• [Directive]: Retype the data exactly, from its first line to the line containing "vc1Counts, multimaeCounts, ponderv2Counts];", including both, and skip any picture.

____

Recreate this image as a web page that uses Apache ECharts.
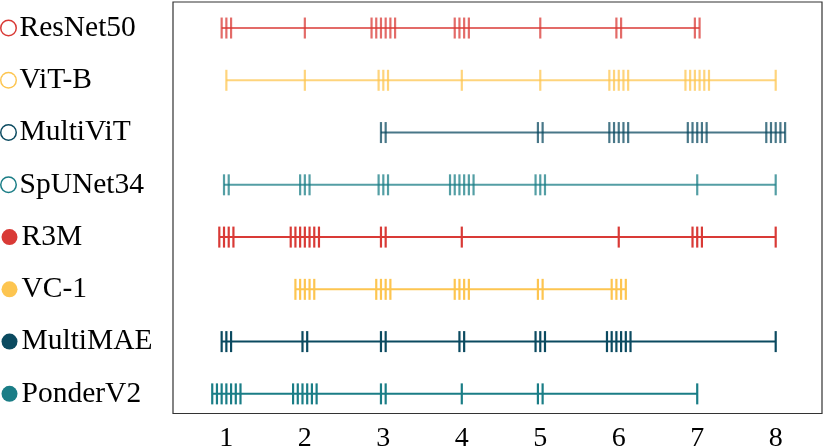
<!DOCTYPE html>
<html>
<head>
<meta charset="utf-8">
<script src="https://cdn.jsdelivr.net/npm/echarts@6/dist/echarts.min.js"></script>
<style>html,body{margin:0;padding:0;background:#fff;}#c{width:830px;height:447px;}</style>
</head>
<body>
<div id="c"></div>
<script>
// ---- data ----
const xTicks = [1, 2, 3, 4, 5, 6, 7, 8];
const models = ['ResNet50', 'ViT-B', 'MultiViT', 'SpUNet34', 'R3M', 'VC-1', 'MultiMAE', 'PonderV2'];
// number of marks at each x tick (1..8)
const resnet50Counts = [3, 1, 6, 4, 1, 2, 2, 0];
const vitbCounts     = [1, 1, 3, 1, 1, 5, 6, 1];
const multivitCounts = [0, 0, 2, 0, 2, 5, 5, 5];
const spunet34Counts = [2, 3, 3, 6, 3, 0, 1, 1];
const r3mCounts      = [4, 7, 2, 1, 0, 1, 3, 1];
const vc1Counts      = [0, 5, 4, 4, 2, 4, 0, 0];
const multimaeCounts = [3, 2, 2, 2, 3, 6, 0, 1];
const ponderv2Counts = [7, 6, 2, 1, 2, 0, 1, 0];
const allCounts = [resnet50Counts, vitbCounts, multivitCounts, spunet34Counts, r3mCounts, vc1Counts, multimaeCounts, ponderv2Counts];

// ---- style ----
const RED = '#d93a36', YEL = '#fdc550', DARK = '#0b4a60', TEAL = '#1a7d86';
const colors = [RED, YEL, DARK, TEAL, RED, YEL, DARK, TEAL];
const hollow = [true, true, true, true, false, false, false, false];
const SPREAD = 0.06;
const XMIN = 0.32, XMAX = 8.59;

const rich = { t: { fontSize: 29.5, fontFamily: 'Liberation Serif', color: '#000', padding: [0, 0, 0, 4] } };
models.forEach((m, i) => {
  rich['m' + i] = hollow[i]
    ? { width: 14, height: 14, borderRadius: 8, borderColor: colors[i], borderWidth: 1.5, backgroundColor: '#fff' }
    : { width: 16, height: 16, borderRadius: 8, backgroundColor: colors[i] };
});

const series = [];
models.forEach((m, i) => {
  const pts = [];
  allCounts[i].forEach((n, k) => {
    for (let j = 0; j < n; j++) pts.push([xTicks[k] + (j - (n - 1) / 2) * SPREAD, m]);
  });
  const xs = pts.map(p => p[0]);
  const op = hollow[i] ? 0.75 : 1;
  series.push({
    type: 'line', xAxisIndex: 0, yAxisIndex: 0, silent: true, symbol: 'none',
    lineStyle: { color: colors[i], width: 2, opacity: op },
    data: [[Math.min(...xs), m], [Math.max(...xs), m]], z: 2
  });
  series.push({
    type: 'scatter', xAxisIndex: 0, yAxisIndex: 0, silent: true, symbol: 'rect', symbolSize: [2.2, 21],
    itemStyle: { color: colors[i], opacity: op }, data: pts, z: 3
  });
});

const chart = echarts.init(document.getElementById('c'));
chart.setOption({
  animation: false,
  grid: [
    { left: 173, right: 8, top: 1.9, bottom: 27, show: false, outerBoundsMode: 'none', containLabel: false },
    { left: 173, right: 8, top: 2, bottom: 33.5, show: true, borderColor: '#333', borderWidth: 1.2, backgroundColor: 'transparent', outerBoundsMode: 'none', containLabel: false }
  ],
  xAxis: [
    { gridIndex: 0, type: 'value', min: XMIN, max: XMAX, show: false },
    { gridIndex: 1, type: 'value', min: XMIN, max: XMAX,
      axisLine: { show: false }, axisTick: { show: false }, splitLine: { show: false },
      axisLabel: { customValues: xTicks, fontSize: 28, fontFamily: 'Liberation Serif', color: '#000', margin: 11 } }
  ],
  yAxis: [
    { gridIndex: 0, type: 'category', data: models, inverse: true,
      axisLine: { show: false }, axisTick: { show: false }, splitLine: { show: false },
      axisLabel: { align: 'left', margin: 171.5, rich: rich,
        formatter: (v, idx) => '{m' + idx + '|}{t|' + v + '}' } },
    { gridIndex: 1, type: 'value', show: false }
  ],
  series: series
});
</script>
</body>
</html>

____

• [Response]:
Recreate this image as a web page that uses Apache ECharts.
<!DOCTYPE html>
<html>
<head>
<meta charset="utf-8">
<script src="https://cdn.jsdelivr.net/npm/echarts@6/dist/echarts.min.js"></script>
<style>html,body{margin:0;padding:0;background:#fff;}#c{width:830px;height:447px;}</style>
</head>
<body>
<div id="c"></div>
<script>
// ---- data ----
const xTicks = [1, 2, 3, 4, 5, 6, 7, 8];
const models = ['ResNet50', 'ViT-B', 'MultiViT', 'SpUNet34', 'R3M', 'VC-1', 'MultiMAE', 'PonderV2'];
// number of marks at each x tick (1..8)
const resnet50Counts = [3, 1, 6, 4, 1, 2, 2, 0];
const vitbCounts     = [1, 1, 3, 1, 1, 5, 6, 1];
const multivitCounts = [0, 0, 2, 0, 2, 5, 5, 5];
const spunet34Counts = [2, 3, 3, 6, 3, 0, 1, 1];
const r3mCounts      = [4, 7, 2, 1, 0, 1, 3, 1];
const vc1Counts      = [0, 5, 4, 4, 2, 4, 0, 0];
const multimaeCounts = [3, 2, 2, 2, 3, 6, 0, 1];
const ponderv2Counts = [7, 6, 2, 1, 2, 0, 1, 0];
const allCounts = [resnet50Counts, vitbCounts, multivitCounts, spunet34Counts, r3mCounts, vc1Counts, multimaeCounts, ponderv2Counts];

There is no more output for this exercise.